Anybody who knows retail knows that simply couldn’t be true. Retail is one of the most competitive sectors of the economy. When retailers find a way to save money, they share it with their customers because they know that if they don’t the store across the street will – and shoppers vote with their feet.
Sure enough, NRF has seen countless examples of how the debit savings has benefited consumers. Some merchants, most notably gas stations, have offered discounts for paying by debit rather than credit card. Others have used the money to lower prices, hold off price increases that would have come with inflation, or offer larger and longer sales. The way the value has been passed along has varied: discounters have focused on price because that’s their customers’ priority. Upscale retailers have focused on service, perhaps adding extra sales associates for more personalized attention.

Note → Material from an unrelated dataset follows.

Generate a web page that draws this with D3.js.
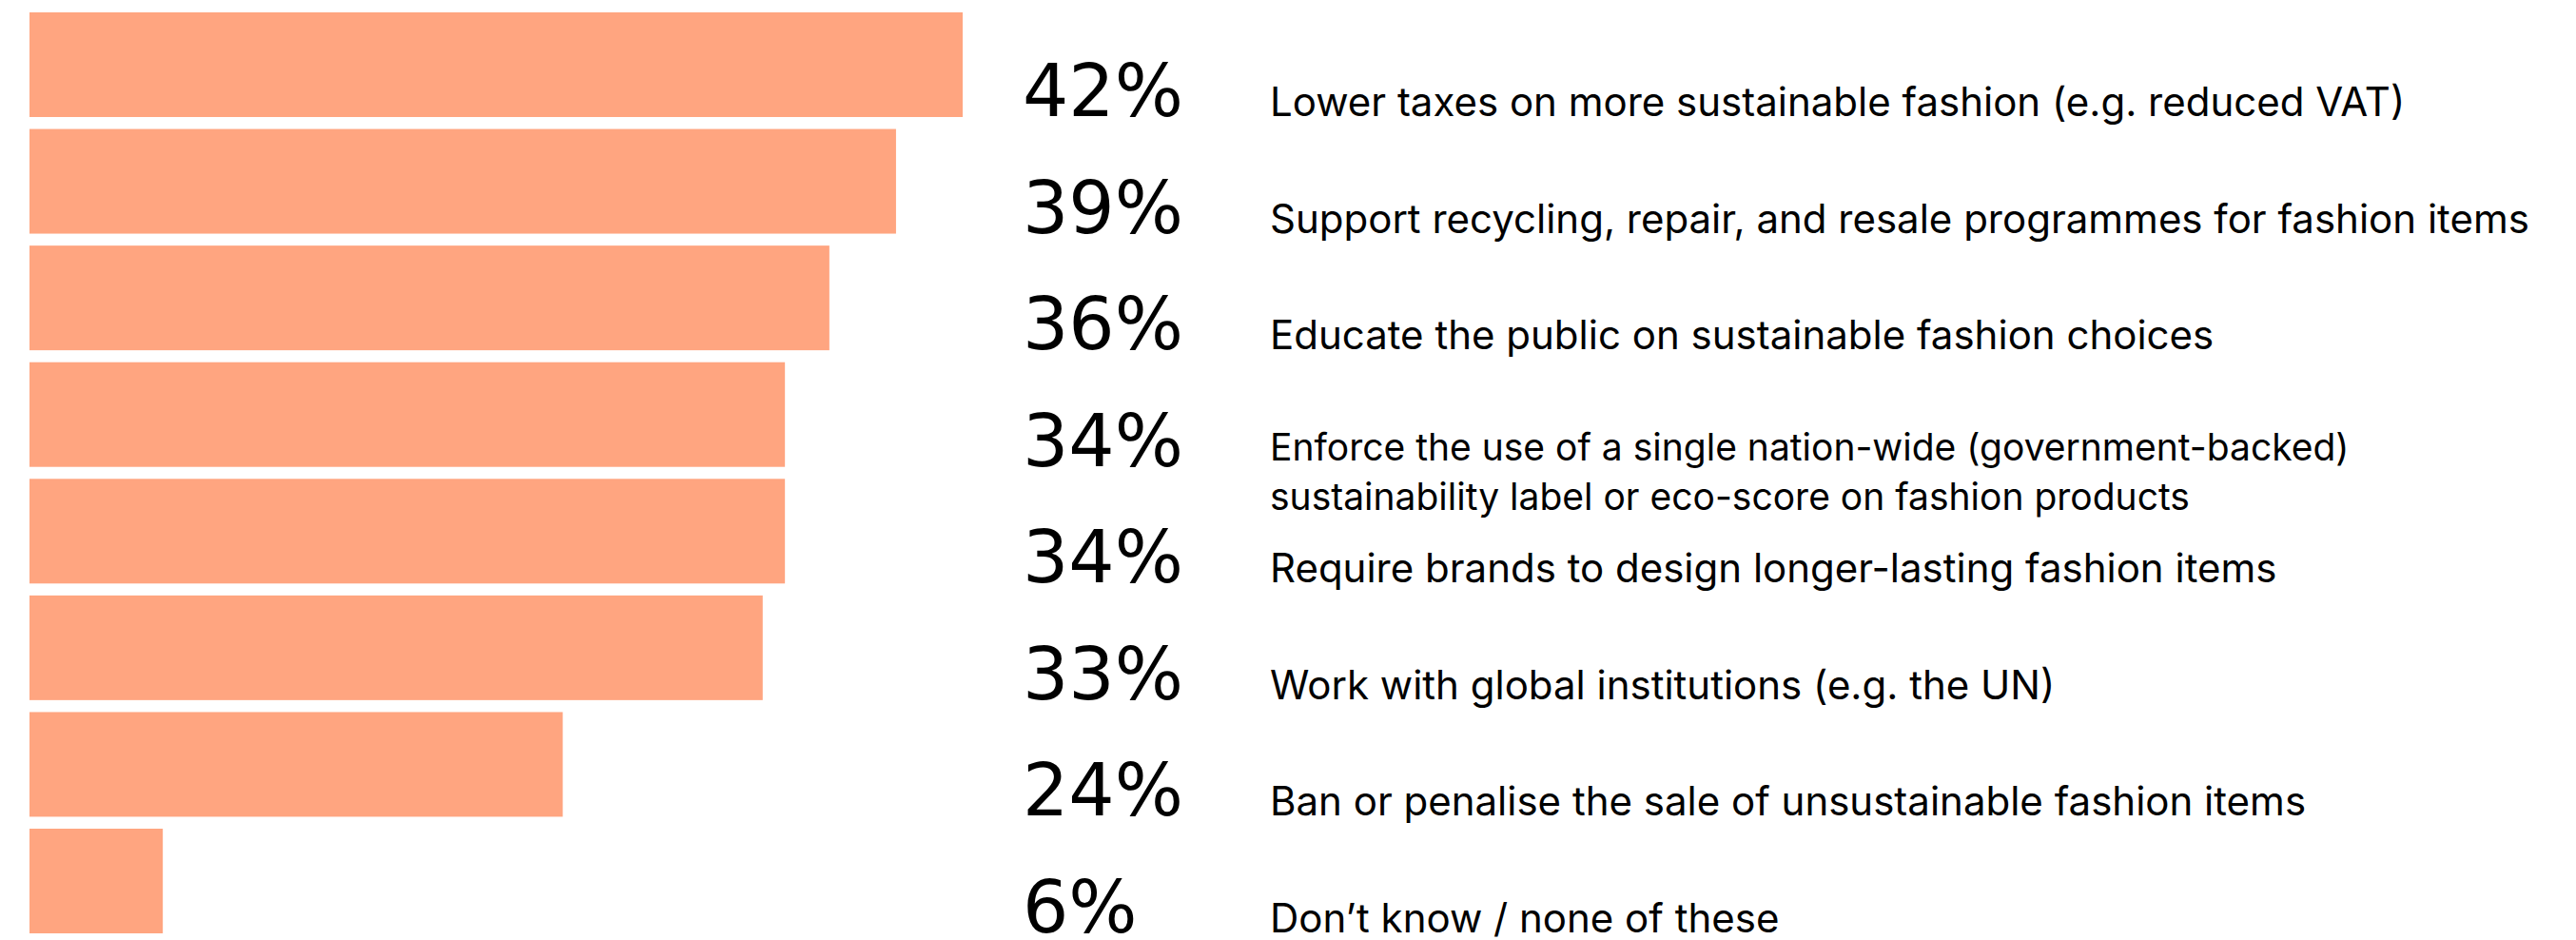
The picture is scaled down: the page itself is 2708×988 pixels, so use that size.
<!DOCTYPE html>
<html>
<head>
<meta charset="utf-8">
<script src="https://cdn.jsdelivr.net/npm/d3@7"></script>
<style>
  html, body { margin: 0; padding: 0; background: #ffffff; }
  svg { display: block; }
</style>
</head>
<body>
<svg id="chart" width="2708" height="988"></svg>
<script>
// Share of respondents choosing each policy action (%)
const categories = [
  "Lower taxes on more sustainable fashion (e.g. reduced VAT)",
  "Support recycling, repair, and resale programmes for fashion items",
  "Educate the public on sustainable fashion choices",
  "Enforce the use of a single nation-wide (government-backed)\nsustainability label or eco-score on fashion products",
  "Require brands to design longer-lasting fashion items",
  "Work with global institutions (e.g. the UN)",
  "Ban or penalise the sale of unsustainable fashion items",
  "Don\u2019t know / none of these"
];
const values = [42, 39, 36, 34, 34, 33, 24, 6];

const svg = d3.select("#chart");

const rows = categories.map((c, i) => ({ id: i, label: c, value: values[i] }));

const x = d3.scaleLinear()
  .domain([0, d3.max(values)])
  .range([31, 1012]);

const y = d3.scaleBand()
  .domain(rows.map(d => d.id))
  .range([13, 981])
  .paddingInner(0.1026)
  .paddingOuter(0);

// Bars
svg.append("g")
  .selectAll("rect")
  .data(rows)
  .join("rect")
  .attr("x", x(0))
  .attr("y", d => y(d.id))
  .attr("width", d => x(d.value) - x(0))
  .attr("height", y.bandwidth())
  .attr("fill", "#ffa580");

// Percentage labels, baseline on the bar's bottom edge
svg.append("g")
  .selectAll("text")
  .data(rows)
  .join("text")
  .attr("x", 1075)
  .attr("y", d => y(d.id) + y.bandwidth() - 1)
  .attr("font-family", "'DejaVu Sans', sans-serif")
  .attr("font-size", 76)
  .attr("fill", "#000")
  .text(d => d.value + "%");

// Category descriptions
svg.append("g")
  .selectAll("text")
  .data(rows)
  .join("text")
  .attr("x", 1335)
  .attr("font-family", "Inter, sans-serif")
  .attr("fill", "#000")
  .each(function (d) {
    const lines = d.label.split("\n");
    const t = d3.select(this);
    const bottom = y(d.id) + y.bandwidth();
    if (lines.length === 1) {
      t.attr("font-size", 42).attr("y", bottom - 1);
      t.text(lines[0]);
    } else {
      t.attr("font-size", 39).attr("y", bottom - 7);
      lines.forEach((ln, k) => {
        t.append("tspan")
          .attr("x", 1335)
          .attr("dy", k === 0 ? 0 : 52.5)
          .text(ln);
      });
    }
  });
</script>
</body>
</html>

Unfortunately, the competitive nature of retail also makes retailers a close-mouthed group hesitant to let their competitors know what they’re doing. So, even though they quietly tell NRF, it has been difficult to get retailers to step forward and publicly proclaim what they’ve done with the debit savings. And that’s made it difficult to push back against false claims made by the banks.
Until now, that is.
This week, the Merchants Payments Coalition (founded by NRF and other trade associations in 2005 to fight swipe fees) released a landmark study by internationally known economist Robert Shapiro that finally provides hard evidence of how retailers are, in fact, sharing swipe fee savings their customers.
According to the study, retailers saved $8.5 billion in 2012 and passed along $5.87 billion of that savings to customers. In addition, the savings for consumers led to increased spending that boosted demand for goods and services, while retailers put much of their share into hiring additional workers or business spending that created jobs. In all, 37,500 new jobs were created, both in retail and industries that supply or support retail.
Shapiro, a former advisor to President Clinton, calculated that retailers shared 69 percent of the debit savings with customers, basing the figure on earlier studies of what retailers do when they see cost savings from vendors. One key study involved 23,000 cost reductions at 1,000 stores in more than 30 states.
During a conference call with reporters on Tuesday, Shapiro emphasized that the calculation was on the conservative side: since the debit swipe fee cap is permanent, merchants are even more likely to pass it along than a temporary price cut from a vendor.
Those who have followed the swipe fee debate will recall that NRF has a lawsuit pending against the Federal Reserve arguing that the Fed set the cap far higher than the “reasonable” and “proportional” level directed by Congress. The Fed first calculated that processing a debit transaction costs banks an average of only 4 cents, then proposed a cap of up to 12 cents before finally settling on about 21 cents after heavy lobbying by the banks. Shapiro addressed that issue in his study, saying if the Fed had stuck with the 12-cent proposal, swipe savings would have totaled $12.5 billion and 55,000 jobs would have been created.
A federal judge ruled in favor of NRF this summer, agreeing that the Fed set the cap too high. The Fed has appealed, so the issue won’t be resolved until sometime next year.
Until then, as NRF Senior Vice President and General Counsel Mallory Duncan said this week, “The fight to bring swipe fees under control is far from over.”